Rich: Hey Susan, you want to run a half with me in a few weeks?
RS: In August, in Texas, are you crazy?
Rich: Please, please, please, I really need someone to pace me and it’ll be a lot of fun, I promise. I’m begging, pleeeaassse, for me.
RS: But Rich, Coach David has 23 miles on my schedule for that day and Coach David is very serious about my training.
Rich: But Susan, didn’t you know that running 13.1 miles at race pace is exactly like running 23 miles at training pace. It’s totally okay, David will be fine with it.
RS: Really? Okay then, if it will make David happy, count me in.*
When I left the house at 5:00 AM this morning it was 78 degrees with 81% humidity. I reckon when the rain left, it took away those blessed few days of cool mornings. I’m not sure what the temperature was at the start of the race but my feet were already soaked.
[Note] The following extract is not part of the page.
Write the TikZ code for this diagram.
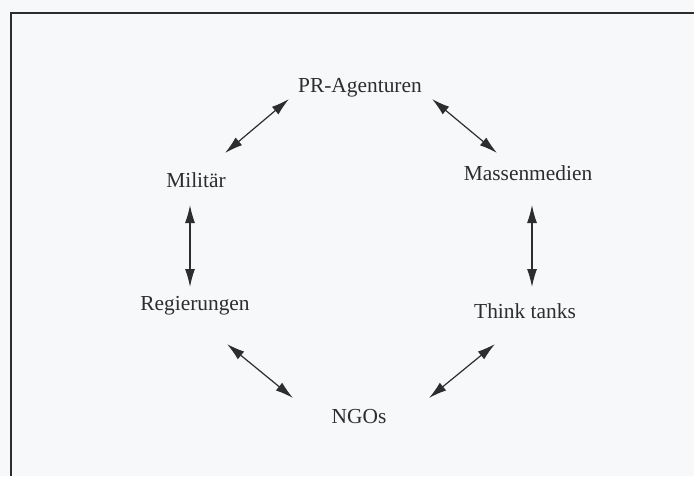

Through the first half of the race we kept a really steady pace. Rich announced at the halfway point we were at 1:02 – a 9:27 pace. Awesome, if I could keep this up I knew I could PR, or get really close.
Rich and I parted ways for a bit and then things kind of went like this – it got hotter, it got sunnier, I got sweatier, and I got slower. But I never stopped running – except for a few seconds here and there to sip water because I have yet to figure out that swallowing while running phenomenon that the rest of the world can manage. The important thing here to note is that I ran the whole time, NO WALK BREAKS. That’s a big deal for me.
Somewhere around mile 12.5 Rich and I found each other again. We hugged and shared a special moment before we finished the race together hand-in-hand. Okay, we technically weren’t hand-in-hand, but we did high five as we crossed the finish line in 2:15:58 – a 10:22 pace.
Reality strikes, it was slow. I so much wanted to run a 2-hour half, but I felt I ran really strong. It was fun too, despite the heat: 87 degrees and 57% humidity by the time we finished.

*Conversation may not be accurate to all parties due to recent heat exposure.